ふつうは残り火で焼いた餅や団子を食べるのですが、それほどの火力もないので、この夜の締めは酒粕で作った甘酒。ほっこり温まりました。

半月遅れの初詣

密を避けて、やっと初詣に出かけたのは小正月も過ぎてから。家人の誕生日に合わせて、隣町の富士吉田市にある「北口本宮 冨士浅間神社」に参拝しました。富士山の北口に位置するこの神社は、富士登山(吉田口)のスタート地点。かつて富士登山をする人は、ここで参拝したのち、神社裏手の登山道から山頂を目指したといいます。
いつもならこの時期には閑散とする参道や境内も、まだ初詣の人で賑わって(?)いるのは、私たち同様、密を避けた人たちなのでしょう。
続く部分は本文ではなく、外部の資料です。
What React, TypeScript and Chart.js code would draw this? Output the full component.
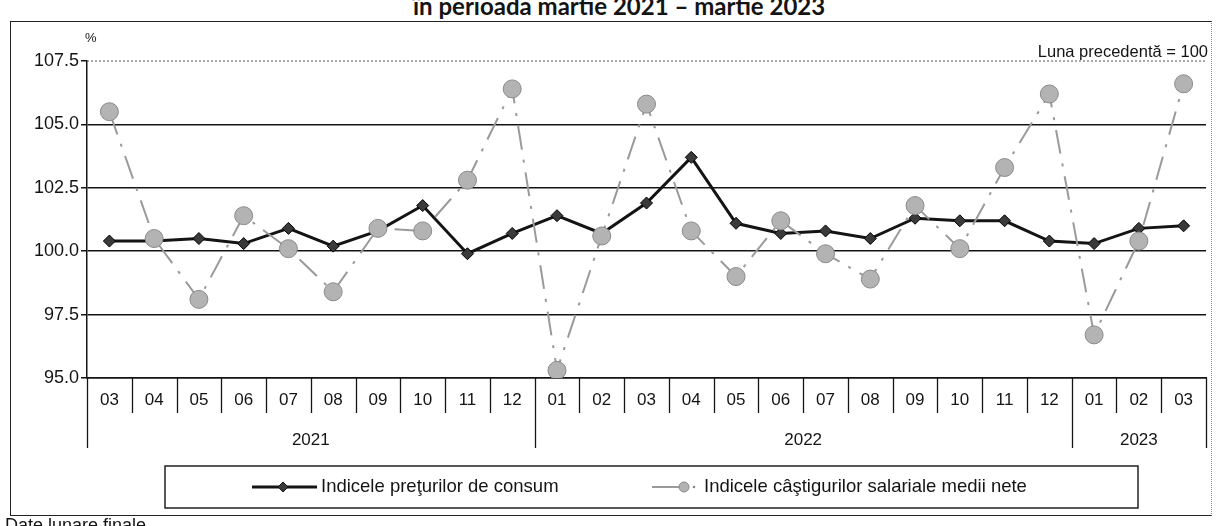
import React, { useEffect, useRef } from "react";
import { Chart, registerables } from "chart.js";

Chart.register(...registerables);

const months = ["03", "04", "05", "06", "07", "08", "09", "10", "11", "12", "01", "02", "03", "04", "05", "06", "07", "08", "09", "10", "11", "12", "01", "02", "03"];
const years = ["2021", "2022", "2023"];
const monthsPerYear = [10, 12, 3];
const cpiValues = [100.4, 100.4, 100.5, 100.3, 100.9, 100.2, 100.8, 101.8, 99.9, 100.7, 101.4, 100.7, 101.9, 103.7, 101.1, 100.7, 100.8, 100.5, 101.3, 101.2, 101.2, 100.4, 100.3, 100.9, 101.0];
const wageValues = [105.5, 100.5, 98.1, 101.4, 100.1, 98.4, 100.9, 100.8, 102.8, 106.4, 95.3, 100.6, 105.8, 100.8, 99.0, 101.2, 99.9, 98.9, 101.8, 100.1, 103.3, 106.2, 96.7, 100.4, 106.6];
const yMin = 95;
const yMax = 107.5;
const yStep = 2.5;
const cpiLabel = "Indicele preţurilor de consum";
const wageLabel = "Indicele câştigurilor salariale medii nete";

const FONT = "'Liberation Sans', Arial, sans-serif";
const INK = "#141414";
const GREY_LINE = "#9a9a9a";
const GREY_FILL = "#b3b3b3";
const GREY_EDGE = "#8a8a8a";

const decorPlugin = {
  id: "decor",
  afterDraw(chart: any) {
    const { ctx, chartArea, scales } = chart;
    const x = scales.x;
    const y = scales.y;
    const n = months.length;
    const step = x.getPixelForValue(1) - x.getPixelForValue(0);
    const bounds: number[] = [];
    for (let i = 0; i <= n; i++) {
      bounds.push(i < n ? x.getPixelForValue(i) - step / 2 : x.getPixelForValue(n - 1) + step / 2);
    }
    const groupStarts = new Set<number>();
    let acc = 0;
    groupStarts.add(0);
    monthsPerYear.forEach((c) => {
      acc += c;
      groupStarts.add(acc);
    });
    const bottom = chartArea.bottom;
    ctx.save();
    // dotted top line
    const yt = y.getPixelForValue(yMax);
    ctx.strokeStyle = "#555";
    ctx.lineWidth = 1;
    ctx.setLineDash([2, 2]);
    ctx.beginPath();
    ctx.moveTo(chartArea.left, yt);
    ctx.lineTo(chartArea.right, yt);
    ctx.stroke();
    ctx.setLineDash([]);
    // separators
    ctx.strokeStyle = INK;
    ctx.lineWidth = 1.3;
    for (let i = 0; i <= n; i++) {
      const len = groupStarts.has(i) ? 70 : 35;
      const bx = Math.round(bounds[i]) + 0.5;
      ctx.beginPath();
      ctx.moveTo(bx, bottom);
      ctx.lineTo(bx, bottom + len);
      ctx.stroke();
    }
    // year labels
    ctx.fillStyle = INK;
    ctx.font = `17px ${FONT}`;
    ctx.textAlign = "center";
    ctx.textBaseline = "middle";
    let start = 0;
    years.forEach((yr, k) => {
      const end = start + monthsPerYear[k];
      ctx.fillText(yr, (bounds[start] + bounds[end]) / 2, bottom + 62);
      start = end;
    });
    // legend box
    const lx0 = 165, lx1 = 1138, ly0 = bottom + 88, ly1 = bottom + 130;
    const ly = (ly0 + ly1) / 2;
    ctx.lineWidth = 1.5;
    ctx.strokeStyle = "#222";
    ctx.strokeRect(lx0, ly0, lx1 - lx0, ly1 - ly0);
    // cpi sample
    ctx.strokeStyle = INK;
    ctx.lineWidth = 3;
    ctx.beginPath();
    ctx.moveTo(252, ly);
    ctx.lineTo(317, ly);
    ctx.stroke();
    ctx.fillStyle = "#3a3a3a";
    ctx.lineWidth = 1;
    ctx.beginPath();
    ctx.moveTo(283, ly - 5);
    ctx.lineTo(288, ly);
    ctx.lineTo(283, ly + 5);
    ctx.lineTo(278, ly);
    ctx.closePath();
    ctx.fill();
    ctx.stroke();
    // wage sample
    ctx.strokeStyle = GREY_LINE;
    ctx.lineWidth = 2;
    ctx.beginPath();
    ctx.moveTo(652, ly);
    ctx.lineTo(680, ly);
    ctx.stroke();
    ctx.fillStyle = GREY_FILL;
    ctx.strokeStyle = GREY_EDGE;
    ctx.lineWidth = 1;
    ctx.beginPath();
    ctx.arc(684, ly, 5, 0, Math.PI * 2);
    ctx.fill();
    ctx.stroke();
    ctx.fillStyle = "#888";
    ctx.beginPath();
    ctx.arc(694, ly, 1.3, 0, Math.PI * 2);
    ctx.fill();
    // legend texts
    ctx.fillStyle = INK;
    ctx.font = `18.5px ${FONT}`;
    ctx.textAlign = "left";
    ctx.fillText(cpiLabel, 321, ly);
    ctx.fillText(wageLabel, 704, ly);
    ctx.restore();
  },
};

function ChartCanvas() {
  const ref = useRef<HTMLCanvasElement | null>(null);
  useEffect(() => {
    if (!ref.current) return;
    const chart = new Chart(ref.current, {
      type: "line",
      data: {
        labels: months,
        datasets: [
          {
            label: cpiLabel,
            data: cpiValues,
            borderColor: INK,
            borderWidth: 3,
            pointStyle: "rectRot",
            pointRadius: 6,
            pointBackgroundColor: "#3a3a3a",
            pointBorderColor: "#000",
            pointBorderWidth: 1,
            tension: 0,
            order: 1,
          },
          {
            label: wageLabel,
            data: wageValues,
            borderColor: GREY_LINE,
            borderWidth: 2,
            borderDash: [24, 10, 3, 10],
            pointStyle: "circle",
            pointRadius: 9,
            pointBackgroundColor: GREY_FILL,
            pointBorderColor: GREY_EDGE,
            pointBorderWidth: 1,
            tension: 0,
            order: 0,
          },
        ],
      },
      options: {
        responsive: true,
        maintainAspectRatio: false,
        animation: false,
        layout: { padding: { left: 0, right: 12, top: 61, bottom: 78 } },
        plugins: {
          legend: { display: false },
          tooltip: { enabled: false },
          title: { display: false },
        },
        scales: {
          x: {
            type: "category",
            offset: true,
            grid: { display: false, drawTicks: false },
            border: { display: true, color: INK, width: 1.5 },
            ticks: {
              color: INK,
              font: { family: FONT, size: 17 },
              padding: 12,
              maxRotation: 0,
              autoSkip: false,
            },
            afterFit: (s: any) => {
              s.height = 70;
            },
          },
          y: {
            min: yMin,
            max: yMax,
            ticks: {
              stepSize: yStep,
              color: INK,
              font: { family: FONT, size: 18 },
              padding: 2,
              callback: (v: any) => Number(v).toFixed(1),
            },
            grid: {
              color: (c: any) => (c.tick && c.tick.value === yMax ? "rgba(0,0,0,0)" : INK),
              tickColor: INK,
              lineWidth: 1.5,
              tickLength: 6,
            },
            border: { display: true, color: INK, width: 1.5 },
            afterFit: (s: any) => {
              s.width = 87;
            },
          },
        },
      },
      plugins: [decorPlugin],
    });
    return () => chart.destroy();
  }, []);
  return <canvas ref={ref} />;
}

export default function App() {
  return (
    <div
      style={{
        position: "absolute",
        left: 0,
        top: 0,
        width: 1218,
        height: 526,
        overflow: "hidden",
        background: "#fff",
        fontFamily: FONT,
        color: INK,
      }}
    >
      <div
        style={{
          position: "absolute",
          left: 413,
          top: -6,
          whiteSpace: "nowrap",
          fontFamily: "Lato, 'Open Sans', sans-serif",
          fontWeight: 700,
          fontSize: 24,
          lineHeight: "24px",
        }}
      >
        în perioada martie 2021 – martie 2023
      </div>
      <div
        style={{
          position: "absolute",
          left: 10,
          top: 21,
          width: 1200,
          height: 493,
          borderTop: "1.5px solid #222",
          borderLeft: "1.5px solid #222",
          borderBottom: "1.5px solid #222",
          borderRight: "1.5px dotted #888",
        }}
      />
      <div style={{ position: "absolute", left: 0, top: 0, width: 1218, height: 526 }}>
        <ChartCanvas />
      </div>
      <div style={{ position: "absolute", left: 85, top: 30, fontSize: 13, lineHeight: "16px" }}>%</div>
      <div
        style={{
          position: "absolute",
          right: 10,
          top: 41,
          fontSize: 16.5,
          lineHeight: "20px",
          whiteSpace: "nowrap",
        }}
      >
        Luna precedentă = 100
      </div>
      <div
        style={{
          position: "absolute",
          left: 5,
          top: 515,
          fontSize: 18,
          lineHeight: "20px",
          whiteSpace: "nowrap",
        }}
      >
        Date lunare finale
      </div>
    </div>
  );
}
いつもと違うことが、もうひとつ。参拝前に手を浄める手水舎に、柄杓が見当たりません。これもきっと新型コロナの感染防止のため。雰囲気をこわさないよう、白木の板で囲って水路をつくているところに、心遣いを感じました。

そして、もっとも大きな違いは、お参りする人々の表情。例年なら初詣は半分お祭り気分に満ちているのですが、今年は「祈る」ために来ている人が多い感じ。自分の力ではどうしようもないことに出合った時、人は大いなる力にすがりたくなるのでしょう。「祈り」の原形を見たような気がします。

お焚き上げ。真剣に手を合わせる人の姿が印象的でした。

境内にある神楽殿。一昨年まで、夏は毎年ここで薪能が開催されてきました。

春の準備も、そろそろ

女の子のいる家を「うらやましいな」と感じながら、男の子しかいないわが家では、これまで雛人形を飾ってきませんでした。
そんな内心を知ってか知らずか、旧い友人が夫人お手製の小さな内裏雛を送ってくれました。嬉しくて、玄関の棚に早速飾ったのが、下の写真。「桃の節句が過ぎても雛人形を片づけないでいると、お嫁に行くのが遅くなる」という話は聞いたことがありますが、早く飾る分にはお咎めもないでしょう? といった屁理屈はともかく、春を先取りしたい一心です。桃の節句が来るまでに、背景になる屏風を用意したいと思っています。

節分も過ぎて、少しずつ日脚が伸びていく季節になりました。実感としてはまだまだ寒さが続きますが、コロナ禍でも日々の暮らしの中に少しずつ楽しみを見つけながら、本当の春を待ちたいですね。みなさま、どうぞお元気でお過ごしください。